Tensorizing maximal correlations

Abstract

The maximal (or Hilbertian) correlation coefficient between two random variables X and Y, denoted by \X:Y\, is the supremum of the |Corr(f(X),g(Y))| for real measurable functions f, g, where "Corr" denotes Pearson's correlation coefficient. It is a classical result that for independent pairs of variables (Xi,Yi)i∈ I, \XI:YI\ is the supremum of the \Xi:Yi\. The main goal of this monograph is to prove similar tensorization results when one only has partial independence between the (Xi,Yi); more generally, for random variables (Xi)i∈ I, (Yj)j∈ J, we will look for bounds on \XI:YJ\ from bounds on the \Xi:Yj\, i∈ I, j∈ J. My tensorization theorems will imply new decorrelation results for models of statistical physics exhibiting asymptotic independence, like the subcritical Ising model. I shall prove that for such models, two distant bunches of spins are decorrelated (in the Hilbertian sense) uniformly in their sizes and shapes: if I and J are two sets of spins such that dist(i,j)≥ d for all i∈ I, j∈ J, then one gets a nontrivial bound for \XI:YJ\ only depending on d.

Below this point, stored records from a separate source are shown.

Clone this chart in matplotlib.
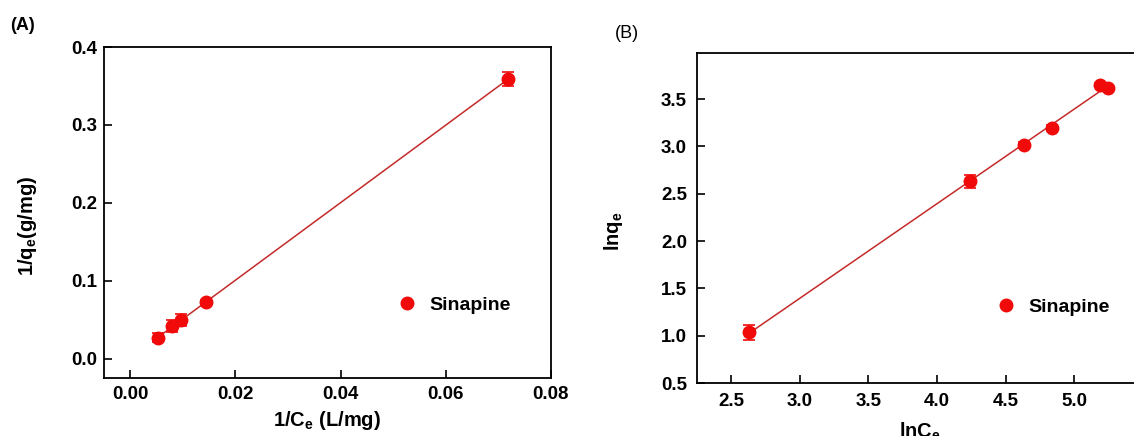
import numpy as np
import matplotlib
matplotlib.use("Agg")
import matplotlib.pyplot as plt
from matplotlib.lines import Line2D

plt.rcParams['font.family'] = ['Liberation Sans', 'DejaVu Sans']
plt.rcParams['font.weight'] = 'bold'
plt.rcParams['mathtext.default'] = 'regular'

# Panel A: Langmuir linear form
inv_ce = [0.00528, 0.00789, 0.00965, 0.01444, 0.0718]
inv_qe = [0.0266, 0.0415, 0.0493, 0.0724, 0.3585]
inv_qe_err = [0.006, 0.0075, 0.008, 0.003, 0.009]

# Panel B: Freundlich linear form
ln_ce = [2.634, 4.237, 4.633, 4.836, 5.188, 5.247]
ln_qe = [1.035, 2.633, 3.015, 3.195, 3.647, 3.619]
ln_qe_err = [0.077, 0.07, 0.03, 0.03, 0.02, 0.02]

series_name = "Sinapine"
a_xticks = [0.00, 0.02, 0.04, 0.06, 0.08]
a_yticks = [0.0, 0.1, 0.2, 0.3, 0.4]
b_xticks = [2.5, 3.0, 3.5, 4.0, 4.5, 5.0]
b_yticks = [0.5, 1.0, 1.5, 2.0, 2.5, 3.0, 3.5]

W, H = 1134, 436
fig = plt.figure(figsize=(W / 100, H / 100), dpi=100)

mcol = '#F00A0A'
lcol = '#C42A2A'
fs = 13.5
lfs = 14.5


def px_axes(l, t, r, b):
    return fig.add_axes([l / W, 1 - b / H, (r - l) / W, (b - t) / H])


def style(ax):
    for s in ax.spines.values():
        s.set_linewidth(1.3)
    ax.tick_params(direction='in', length=6, width=1.2, labelsize=fs)
    for lab in ax.get_xticklabels() + ax.get_yticklabels():
        lab.set_fontweight('bold')


def panel(ax, x, y, e):
    x = np.asarray(x)
    y = np.asarray(y)
    k, b0 = np.polyfit(x, y, 1)
    xl = np.array([x.min(), x.max()])
    ax.plot(xl, k * xl + b0, color=lcol, lw=1.1, zorder=2)
    ax.errorbar(x, y, yerr=e, fmt='o', color=mcol, ms=9, ecolor=mcol,
                elinewidth=1.2, capsize=4, capthick=1.2, zorder=3)


# ---- Panel A ----
axA = px_axes(104, 47, 551, 378)
panel(axA, inv_ce, inv_qe, inv_qe_err)
axA.set_xlim(-0.005, 0.08)
axA.set_ylim(-0.025, 0.4)
axA.set_xticks(a_xticks)
axA.set_yticks(a_yticks)
axA.set_xticklabels([f"{v:.2f}" for v in a_xticks])
axA.set_yticklabels([f"{v:.1f}" for v in a_yticks])
style(axA)
axA.tick_params(axis='x', pad=6)
axA.tick_params(axis='y', pad=5)
axA.set_xlabel(r"1/C$_\mathregular{e}$ (L/mg)", fontsize=lfs, fontweight='bold')
axA.set_ylabel(r"1/q$_\mathregular{e}$(g/mg)", fontsize=lfs, fontweight='bold')
axA.xaxis.set_label_coords(0.5, -0.094)
axA.yaxis.set_label_coords(-0.145, 0.46)
axA.xaxis.label.set_va('top')
axA.yaxis.label.set_va('bottom')
h = Line2D([], [], marker='o', ls='none', color=mcol, ms=9)
axA.legend([h], [series_name], loc='center left', bbox_to_anchor=(0.657, 0.2205),
           frameon=False, borderpad=0, borderaxespad=0, handlelength=1.0,
           handletextpad=0.62, prop={'size': 14, 'weight': 'bold'})
fig.text(10 / W, 1 - 26 / H, "(A)", fontsize=13, fontweight='bold', va='center', ha='left')

# ---- Panel B ----
axB = px_axes(696.7, 52.7, 1143, 383)
panel(axB, ln_ce, ln_qe, ln_qe_err)
axB.set_xlim(2.25, 5.5)
axB.set_ylim(0.5, 3.99)
axB.set_xticks(b_xticks)
axB.set_yticks(b_yticks)
axB.set_xticklabels([f"{v:.1f}" for v in b_xticks])
axB.set_yticklabels([f"{v:.1f}" for v in b_yticks])
style(axB)
axB.tick_params(axis='x', pad=7)
axB.tick_params(axis='y', pad=7)
axB.set_xlabel(r"lnC$_\mathregular{e}$", fontsize=lfs, fontweight='bold')
axB.set_ylabel(r"lnq$_\mathregular{e}$", fontsize=lfs, fontweight='bold')
axB.xaxis.set_label_coords(0.5, -0.115)
axB.yaxis.set_label_coords(-0.16, 0.46)
axB.xaxis.label.set_va('top')
axB.yaxis.label.set_va('bottom')
h2 = Line2D([], [], marker='o', ls='none', color=mcol, ms=9)
axB.legend([h2], [series_name], loc='center left', bbox_to_anchor=(0.672, 0.230),
           frameon=False, borderpad=0, borderaxespad=0, handlelength=1.0,
           handletextpad=0.62, prop={'size': 14, 'weight': 'bold'})
fig.text(615 / W, 1 - 34 / H, "(B)", fontsize=13, fontweight='normal', va='center', ha='left')

fig.savefig("out.png", dpi=100)
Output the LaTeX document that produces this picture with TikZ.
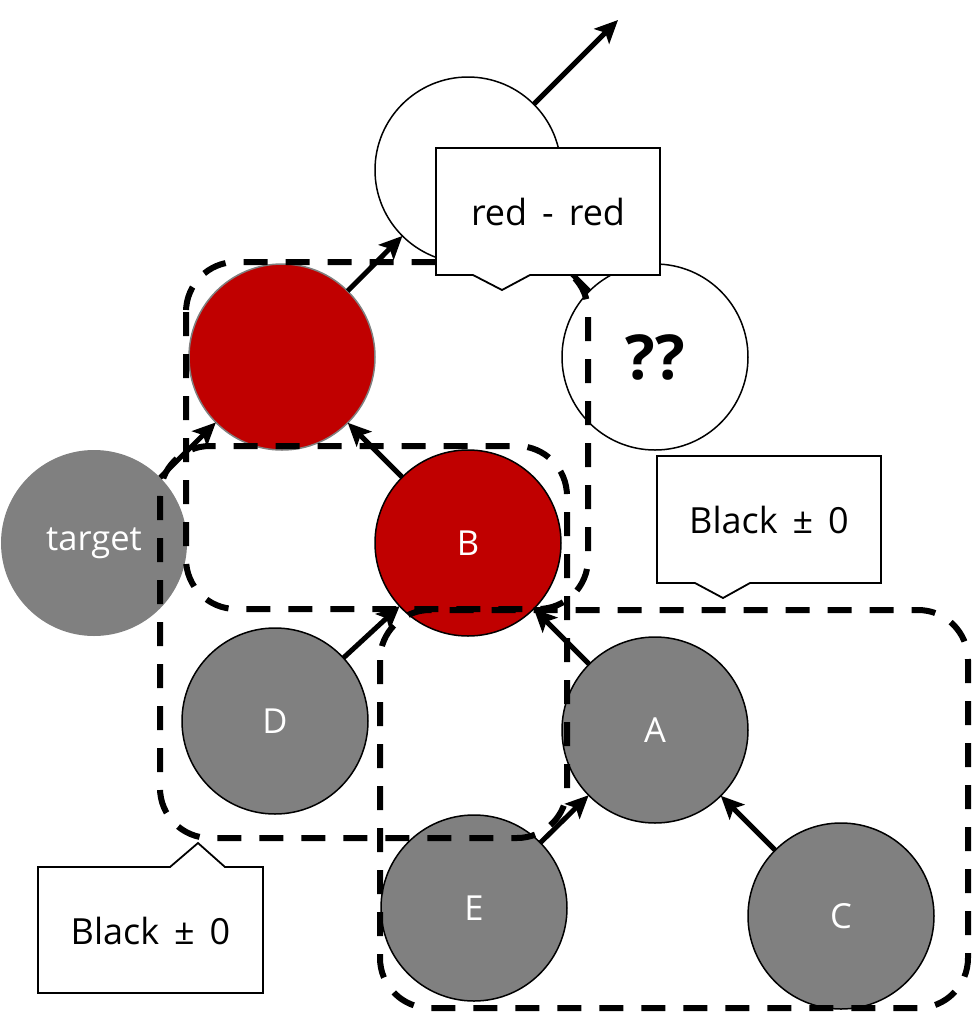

Still for models like the subcritical Ising one, I shall also prove how Hilbertian decorrelations may be used to get the spatial CLT or the (strict) positiveness of the spectral gap for the Glauber dynamics, via tensorization techniques again. Besides all that, I shall finally prove a new criterion to bound the maximal correlation \F:G\ between two σ-algebras F and G form a uniform bound on the |P[A B]-P[A]P[B]|/P[A]P[B] for all A∈ F, B∈ G. Such criteria were already known, but mine strictly improves those and can moreover be proved to be optimal.